**** Data ****
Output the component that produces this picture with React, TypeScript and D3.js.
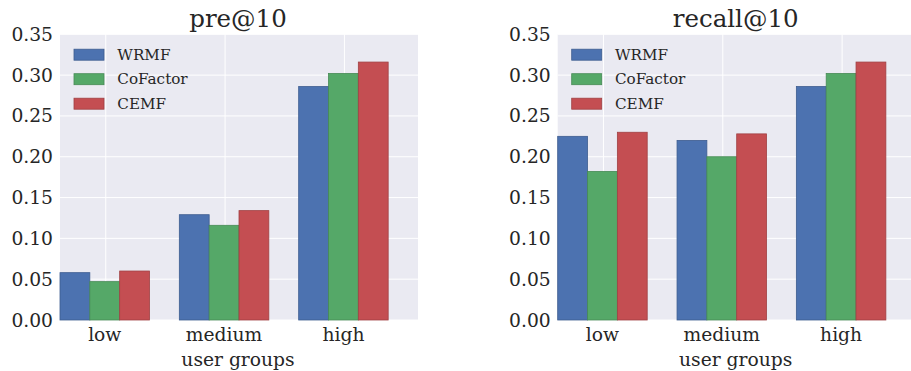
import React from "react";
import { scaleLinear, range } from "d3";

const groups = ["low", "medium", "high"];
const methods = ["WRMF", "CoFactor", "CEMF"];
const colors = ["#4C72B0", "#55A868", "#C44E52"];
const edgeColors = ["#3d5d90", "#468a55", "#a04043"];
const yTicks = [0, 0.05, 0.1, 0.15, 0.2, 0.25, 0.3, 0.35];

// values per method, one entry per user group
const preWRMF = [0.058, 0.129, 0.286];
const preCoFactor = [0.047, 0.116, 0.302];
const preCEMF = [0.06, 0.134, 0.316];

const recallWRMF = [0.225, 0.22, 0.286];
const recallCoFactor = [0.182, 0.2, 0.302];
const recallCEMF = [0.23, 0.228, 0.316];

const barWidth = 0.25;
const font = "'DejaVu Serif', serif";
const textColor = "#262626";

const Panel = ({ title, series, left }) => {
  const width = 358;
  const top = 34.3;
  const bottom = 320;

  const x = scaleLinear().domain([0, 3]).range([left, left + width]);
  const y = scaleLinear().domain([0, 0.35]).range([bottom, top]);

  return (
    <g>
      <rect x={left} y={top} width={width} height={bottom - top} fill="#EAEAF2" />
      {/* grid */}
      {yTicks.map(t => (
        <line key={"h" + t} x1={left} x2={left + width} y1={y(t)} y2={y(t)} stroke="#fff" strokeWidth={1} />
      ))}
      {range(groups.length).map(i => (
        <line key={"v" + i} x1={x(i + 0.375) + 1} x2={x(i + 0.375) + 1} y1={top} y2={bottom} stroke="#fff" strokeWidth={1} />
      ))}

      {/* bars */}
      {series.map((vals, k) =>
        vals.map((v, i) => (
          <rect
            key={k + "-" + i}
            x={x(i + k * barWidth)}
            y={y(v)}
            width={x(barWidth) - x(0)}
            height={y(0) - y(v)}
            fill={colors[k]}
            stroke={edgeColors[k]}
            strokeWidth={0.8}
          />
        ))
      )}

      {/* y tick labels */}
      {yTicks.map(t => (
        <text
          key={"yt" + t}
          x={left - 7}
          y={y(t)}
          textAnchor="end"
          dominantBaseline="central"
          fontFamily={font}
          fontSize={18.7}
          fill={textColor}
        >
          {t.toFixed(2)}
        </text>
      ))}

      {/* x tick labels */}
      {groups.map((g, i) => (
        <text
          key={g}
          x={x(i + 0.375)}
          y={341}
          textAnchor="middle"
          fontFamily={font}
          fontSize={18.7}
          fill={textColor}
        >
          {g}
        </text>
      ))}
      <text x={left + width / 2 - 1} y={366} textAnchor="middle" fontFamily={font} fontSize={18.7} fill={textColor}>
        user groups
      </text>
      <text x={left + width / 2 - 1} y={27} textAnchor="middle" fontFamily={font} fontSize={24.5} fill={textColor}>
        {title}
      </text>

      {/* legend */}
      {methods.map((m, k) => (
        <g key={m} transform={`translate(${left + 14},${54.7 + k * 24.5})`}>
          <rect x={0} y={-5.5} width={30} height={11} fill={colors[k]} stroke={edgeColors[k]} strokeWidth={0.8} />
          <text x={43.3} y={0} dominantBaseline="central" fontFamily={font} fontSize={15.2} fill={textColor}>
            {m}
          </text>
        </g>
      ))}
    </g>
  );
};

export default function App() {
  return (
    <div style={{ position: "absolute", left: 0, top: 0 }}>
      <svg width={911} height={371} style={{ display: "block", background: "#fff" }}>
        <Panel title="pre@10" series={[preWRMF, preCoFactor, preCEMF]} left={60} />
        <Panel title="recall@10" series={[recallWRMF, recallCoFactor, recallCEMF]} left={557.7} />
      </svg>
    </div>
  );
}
****
Stated task :: Reproduce the data verbatim. Do not carry any picture into the copy.

Correct output ::
Output the component that produces this picture with React, TypeScript and D3.js.
import React from "react";
import { scaleLinear, range } from "d3";

const groups = ["low", "medium", "high"];
const methods = ["WRMF", "CoFactor", "CEMF"];
const colors = ["#4C72B0", "#55A868", "#C44E52"];
const edgeColors = ["#3d5d90", "#468a55", "#a04043"];
const yTicks = [0, 0.05, 0.1, 0.15, 0.2, 0.25, 0.3, 0.35];

// values per method, one entry per user group
const preWRMF = [0.058, 0.129, 0.286];
const preCoFactor = [0.047, 0.116, 0.302];
const preCEMF = [0.06, 0.134, 0.316];

const recallWRMF = [0.225, 0.22, 0.286];
const recallCoFactor = [0.182, 0.2, 0.302];
const recallCEMF = [0.23, 0.228, 0.316];

const barWidth = 0.25;
const font = "'DejaVu Serif', serif";
const textColor = "#262626";

const Panel = ({ title, series, left }) => {
  const width = 358;
  const top = 34.3;
  const bottom = 320;

  const x = scaleLinear().domain([0, 3]).range([left, left + width]);
  const y = scaleLinear().domain([0, 0.35]).range([bottom, top]);

  return (
    <g>
      <rect x={left} y={top} width={width} height={bottom - top} fill="#EAEAF2" />
      {/* grid */}
      {yTicks.map(t => (
        <line key={"h" + t} x1={left} x2={left + width} y1={y(t)} y2={y(t)} stroke="#fff" strokeWidth={1} />
      ))}
      {range(groups.length).map(i => (
        <line key={"v" + i} x1={x(i + 0.375) + 1} x2={x(i + 0.375) + 1} y1={top} y2={bottom} stroke="#fff" strokeWidth={1} />
      ))}

      {/* bars */}
      {series.map((vals, k) =>
        vals.map((v, i) => (
          <rect
            key={k + "-" + i}
            x={x(i + k * barWidth)}
            y={y(v)}
            width={x(barWidth) - x(0)}
            height={y(0) - y(v)}
            fill={colors[k]}
            stroke={edgeColors[k]}
            strokeWidth={0.8}
          />
        ))
      )}

      {/* y tick labels */}
      {yTicks.map(t => (
        <text
          key={"yt" + t}
          x={left - 7}
          y={y(t)}
          textAnchor="end"
          dominantBaseline="central"
          fontFamily={font}
          fontSize={18.7}
          fill={textColor}
        >
          {t.toFixed(2)}
        </text>
      ))}

      {/* x tick labels */}
      {groups.map((g, i) => (
        <text
          key={g}
          x={x(i + 0.375)}
          y={341}
          textAnchor="middle"
          fontFamily={font}
          fontSize={18.7}
          fill={textColor}
        >
          {g}
        </text>
      ))}
      <text x={left + width / 2 - 1} y={366} textAnchor="middle" fontFamily={font} fontSize={18.7} fill={textColor}>
        user groups
      </text>
      <text x={left + width / 2 - 1} y={27} textAnchor="middle" fontFamily={font} fontSize={24.5} fill={textColor}>
        {title}
      </text>

      {/* legend */}
      {methods.map((m, k) => (
        <g key={m} transform={`translate(${left + 14},${54.7 + k * 24.5})`}>
          <rect x={0} y={-5.5} width={30} height={11} fill={colors[k]} stroke={edgeColors[k]} strokeWidth={0.8} />
          <text x={43.3} y={0} dominantBaseline="central" fontFamily={font} fontSize={15.2} fill={textColor}>
            {m}
          </text>
        </g>
      ))}
    </g>
  );
};

export default function App() {
  return (
    <div style={{ position: "absolute", left: 0, top: 0 }}>
      <svg width={911} height={371} style={{ display: "block", background: "#fff" }}>
        <Panel title="pre@10" series={[preWRMF, preCoFactor, preCEMF]} left={60} />
        <Panel title="recall@10" series={[recallWRMF, recallCoFactor, recallCEMF]} left={557.7} />
      </svg>
    </div>
  );
}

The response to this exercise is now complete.